John Cooper School students, faculty and parents break ground on 20th Habitat for Humanity project
Students from The John Cooper School will have more on their minds than only hitting the books in the coming months: they’ll be breaking out the hammers and nails as they build their 20th consecutive house with Habitat for Humanity Montgomery County.
It’s tradition for John Cooper students in all grades, faculty sponsors and parents to build a house with the organization each school year.
This includes monthly construction days for students 16 years old and older, a paint day for middle school students and a plant, or landscaping day, for elementary school students once the house is completed.
In addition to students who apply to be on the project’s “steering committee,” two senior students are the lead co-chairs for the project: Christopher McDonald and Kate Burns. This is McDonald’s 11th house he’s helped with.
“It’s been cool to see all the houses. We’re not just building a house, we’re building a home where people can live and make memories,” McDonald said.
Burns said that her favorite part of being involved is knowing that the work they do will last a long time.
“I realized that I’m able to get involved in making a larger impact. We haven’t met the family (we’re building this year’s house for), but we’ll present the house during a special time on dedication day,” Burns said.
They’re building this house in the Cedar Creek neighborhood in Conroe near Runyan Elementary School. According to Habitat for Humanity Montgomery County’s website, the organization received a land donation to create a subdivision of Habitat houses and families there.
The neighborhood is expected to have more than 100 homes within four sections when it is complete.
Three faculty sponsors from John Cooper act as liaisons between Habitat for Humanity officials and the school, as well as help the student lead co-chairs organize the events and project volunteers.
One of those faculty sponsors is fifth-grade teacher Samir Muhith, who got involved when his son worked on the project as a student a few years ago.
“I love it, and a lot of high school students now are students of mine from fifth grade. It’s a great opportunity for me to see how they’ve grown,” Muhith said.
Muhith said the project helps students learn responsibility by not only giving them construction skills, but teaching them organizational skills also.

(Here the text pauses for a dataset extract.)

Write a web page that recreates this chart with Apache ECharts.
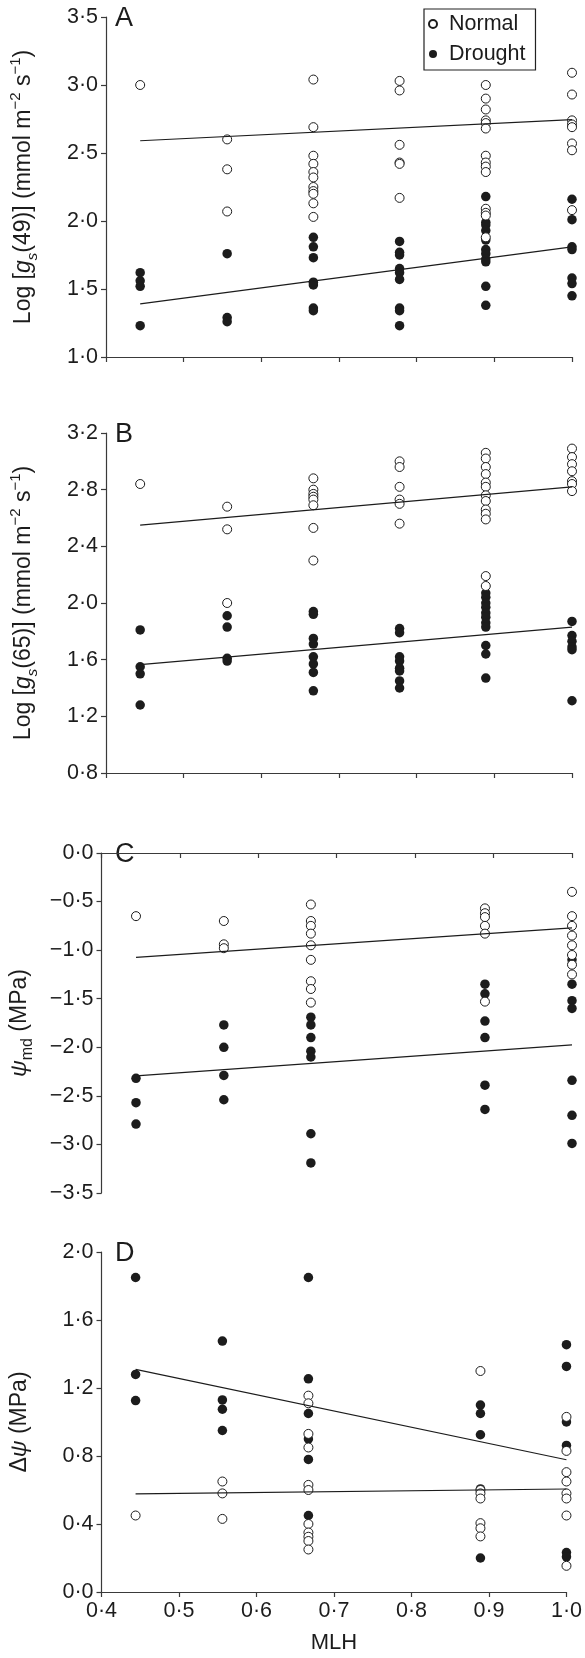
<!DOCTYPE html>
<html>
<head>
<meta charset="utf-8">
<script src="https://cdn.jsdelivr.net/npm/echarts@6/dist/echarts.min.js"></script>
<style>
html,body{margin:0;padding:0;background:#fff;}
#chart{width:585px;height:1658px;}
</style>
</head>
<body>
<div id="chart"></div>
<script>
// ---------- DATA ----------
const mlhABCols = [0.444, 0.556, 0.667, 0.778, 0.889, 1.0];
const mlhCDCols = [0.444, 0.556, 0.667, 0.889, 1.0];
const xTicks = [0.4, 0.5, 0.6, 0.7, 0.8, 0.9, 1.0];

const yTicksA = [1.0, 1.5, 2.0, 2.5, 3.0, 3.5];
const yTicksB = [0.8, 1.2, 1.6, 2.0, 2.4, 2.8, 3.2];
const yTicksC = [-3.5, -3.0, -2.5, -2.0, -1.5, -1.0, -0.5, 0.0];
const yTicksD = [0.0, 0.4, 0.8, 1.2, 1.6, 2.0];

const aNormal = [[3.00], [2.60, 2.38, 2.07], [3.04, 2.69, 2.48, 2.42, 2.36, 2.32, 2.25, 2.22, 2.20, 2.13, 2.03], [3.03, 2.96, 2.56, 2.43, 2.42, 2.17], [3.00, 2.90, 2.82, 2.74, 2.72, 2.68, 2.48, 2.43, 2.40, 2.36, 2.09, 2.06, 2.04, 1.88], [3.09, 2.93, 2.74, 2.71, 2.69, 2.57, 2.52, 2.08]];
const aDrought = [[1.62, 1.56, 1.52, 1.23], [1.76, 1.29, 1.26], [1.88, 1.81, 1.73, 1.55, 1.53, 1.36, 1.34], [1.85, 1.77, 1.75, 1.65, 1.62, 1.57, 1.36, 1.34, 1.23], [2.18, 1.99, 1.97, 1.93, 1.86, 1.79, 1.76, 1.72, 1.70, 1.52, 1.38], [2.16, 2.01, 1.81, 1.79, 1.58, 1.54, 1.45]];
const aFitNormal = [2.59, 2.745];
const aFitDrought = [1.39, 1.81];

const bNormal = [[2.84], [2.68, 2.52, 2.00], [2.88, 2.80, 2.77, 2.75, 2.73, 2.69, 2.53, 2.30], [3.00, 2.96, 2.82, 2.73, 2.70, 2.56], [3.06, 3.02, 2.96, 2.91, 2.85, 2.82, 2.76, 2.72, 2.66, 2.63, 2.59, 2.19, 2.12], [3.09, 3.03, 2.98, 2.93, 2.86, 2.84, 2.79]];
const bDrought = [[1.81, 1.55, 1.50, 1.28], [1.91, 1.83, 1.61, 1.59], [1.94, 1.92, 1.75, 1.71, 1.62, 1.57, 1.51, 1.38], [1.82, 1.79, 1.62, 1.59, 1.54, 1.52, 1.45, 1.40], [2.07, 2.04, 2.00, 1.97, 1.93, 1.90, 1.86, 1.83, 1.70, 1.64, 1.47], [1.87, 1.77, 1.73, 1.69, 1.67, 1.31]];
const bFitNormal = [2.55, 2.82];
const bFitDrought = [1.565, 1.83];

const cNormal = [[-0.65], [-0.70, -0.94, -0.98], [-0.53, -0.70, -0.75, -0.83, -0.95, -1.10, -1.32, -1.40, -1.54], [-0.57, -0.62, -0.66, -0.75, -0.83, -1.53], [-0.40, -0.65, -0.75, -0.85, -0.95, -1.05, -1.15, -1.25]];
const cDrought = [[-2.32, -2.57, -2.79], [-1.77, -2.00, -2.29, -2.54], [-1.69, -1.77, -1.90, -2.04, -2.10, -2.89, -3.19], [-1.35, -1.45, -1.73, -1.90, -2.39, -2.64], [-1.10, -1.35, -1.52, -1.60, -2.34, -2.70, -2.99]];
const cFitNormal = [-1.075, -0.77];
const cFitDrought = [-2.295, -1.975];

const dNormal = [[0.45], [0.65, 0.58, 0.43], [1.155, 1.11, 0.93, 0.85, 0.63, 0.60, 0.40, 0.35, 0.325, 0.30, 0.25], [1.30, 0.60, 0.58, 0.55, 0.405, 0.375, 0.327], [1.03, 0.83, 0.705, 0.65, 0.58, 0.55, 0.45, 0.154]];
const dDrought = [[1.85, 1.28, 1.126], [1.476, 1.13, 1.075, 0.95], [1.85, 1.254, 1.05, 0.90, 0.78, 0.45], [1.10, 1.05, 0.925, 0.606, 0.20], [1.455, 1.327, 1.00, 0.862, 0.232, 0.207]];
const dFitNormal = [0.577, 0.606];
const dFitDrought = [1.31, 0.778];

const fitX = [0.444, 1.0];
const panelLetters = ['A', 'B', 'C', 'D'];
const seriesNames = ['Normal', 'Drought'];
const xAxisTitle = 'MLH';

// ---------- BUILD ----------
const FONT = '"Liberation Sans", Arial, Helvetica, sans-serif';
const INK = '#1c1c1c';
const AXIS = '#3a3a3a';
const NFS = 23;

function pts(cols, groups) {
  const out = [];
  groups.forEach((g, i) => g.forEach(v => out.push([cols[i], v])));
  return out;
}
function fit(vals) { return fitX.map((x, i) => [x, vals[i]]); }
function fmt(v) {
  const r = Math.round(v * 10) / 10;
  return (r < 0 ? '\u2212' : '') + Math.abs(r).toFixed(1).replace('.', '\u00B7');
}

const panels = [
  { cols: mlhABCols, n: aNormal, d: aDrought, fn: aFitNormal, fd: aFitDrought, ticks: yTicksA,
    name: '{t|Log [}{i|g}{sub|s}{t|(49)] (mmol m}{sup|\u22122}{t| s}{sup|\u22121}{t|)}' },
  { cols: mlhABCols, n: bNormal, d: bDrought, fn: bFitNormal, fd: bFitDrought, ticks: yTicksB,
    name: '{t|Log [}{i|g}{sub|s}{t|(65)] (mmol m}{sup|\u22122}{t| s}{sup|\u22121}{t|)}' },
  { cols: mlhCDCols, n: cNormal, d: cDrought, fn: cFitNormal, fd: cFitDrought, ticks: yTicksC,
    name: '{i|\u03C8}{subr|md}{t| (MPa)}' },
  { cols: mlhCDCols, n: dNormal, d: dDrought, fn: dFitNormal, fd: dFitDrought, ticks: yTicksD,
    name: '{t|\u0394}{i|\u03C8}{t| (MPa)}' }
];
const tops = [17, 433, 853, 1252];
const H = 340;
const LEFT = 101, RIGHT = 13;

const rich = {
  t: { fontSize: NFS, fontFamily: FONT, color: INK, verticalAlign: 'middle', lineHeight: 32 },
  i: { fontSize: NFS, fontFamily: FONT, color: INK, fontStyle: 'italic', verticalAlign: 'middle', lineHeight: 32 },
  sub: { fontSize: 15, fontFamily: FONT, color: INK, fontStyle: 'italic', verticalAlign: 'bottom', lineHeight: 32 },
  subr: { fontSize: 16, fontFamily: FONT, color: INK, verticalAlign: 'bottom', lineHeight: 32 },
  sup: { fontSize: 15, fontFamily: FONT, color: INK, verticalAlign: 'top', lineHeight: 32 }
};

const grid = [], xAxis = [], yAxis = [], series = [], graphic = [];
panels.forEach((p, k) => {
  grid.push({ left: LEFT, right: RIGHT, top: tops[k], height: H });
  xAxis.push({
    type: 'value', gridIndex: k,
    min: xTicks[0], max: xTicks[xTicks.length - 1], interval: 0.1,
    axisLine: { show: true, lineStyle: { color: AXIS, width: 1.2 } },
    axisTick: { show: true, length: 5, lineStyle: { color: AXIS, width: 1.2 } },
    splitLine: { show: false },
    axisLabel: { show: k === 3, formatter: fmt, fontSize: 21.5, fontFamily: FONT, color: INK, margin: 8 },
    name: k === 3 ? xAxisTitle : '',
    nameLocation: 'middle', nameGap: 40,
    nameTextStyle: { fontSize: 22, fontFamily: FONT, color: INK }
  });
  yAxis.push({
    type: 'value', gridIndex: k,
    min: p.ticks[0], max: p.ticks[p.ticks.length - 1],
    interval: Math.round((p.ticks[1] - p.ticks[0]) * 10) / 10,
    axisLine: { show: true, lineStyle: { color: AXIS, width: 1.2 } },
    axisTick: { show: true, length: 5, lineStyle: { color: AXIS, width: 1.2 } },
    splitLine: { show: false },
    axisLabel: { formatter: fmt, fontSize: 21.5, fontFamily: FONT, color: INK, margin: 8 },
    name: p.name,
    nameLocation: 'middle', nameGap: 66, nameRotate: 90,
    nameTextStyle: { rich: rich, fontSize: NFS, fontFamily: FONT, color: INK }
  });
  series.push({
    name: seriesNames[1], type: 'scatter', xAxisIndex: k, yAxisIndex: k,
    data: pts(p.cols, p.d), symbol: 'circle', symbolSize: 9.5,
    itemStyle: { color: INK, opacity: 1 }, z: 2
  });
  series.push({
    name: seriesNames[0], type: 'scatter', xAxisIndex: k, yAxisIndex: k,
    data: pts(p.cols, p.n), symbol: 'circle', symbolSize: 9,
    itemStyle: { color: '#fff', borderColor: INK, borderWidth: 1, opacity: 1 }, z: 3
  });
  [p.fn, p.fd].forEach(f => series.push({
    type: 'line', xAxisIndex: k, yAxisIndex: k, data: fit(f),
    symbol: 'none', showSymbol: false,
    lineStyle: { color: INK, width: 1.2 }, z: 4
  }));
  graphic.push({
    type: 'text', left: 115, top: tops[k] - 12,
    style: { text: panelLetters[k], font: '27px ' + FONT, fill: INK }
  });
});

const chart = echarts.init(document.getElementById('chart'), null, { renderer: 'canvas' });
chart.setOption({
  animation: false,
  backgroundColor: '#fff',
  grid, xAxis, yAxis, series, graphic,
  legend: {
    data: seriesNames,
    orient: 'vertical', left: 424, top: 9,
    borderColor: '#222', borderWidth: 1.2,
    padding: [4, 10, 5, 4],
    itemWidth: 22, itemHeight: 8, itemGap: 8,
    textStyle: { fontSize: 21.5, fontFamily: FONT, color: INK, lineHeight: 22 }
  }
});
</script>
</body>
</html>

“They get to see what’s entailed in this kind of project. The idea of getting to that end goal when there’s many people depending on you, it’s a great program,” Mihith said.
In addition to the actual construction work, the students work throughout the year to raise half the cost of the house, $30,000, and partner with a corporate sponsor that donates the other half.
The combined contributions are what makes it a schoolwide project aside from the power tools and lumber — by having younger students participate in the fundraising efforts.
Kim Larance, the school’s math department chair, was a faculty sponsor from 2008 until just last year. Larance said that though the students are efficient at raising the necessary money, the project is about more than donated dollars.
“It’s the sweat equity, it’s getting to know the homeowner and getting to say that they’re making a difference in someone else’s life…getting an appreciation for others in need and how they can help,” Larance said.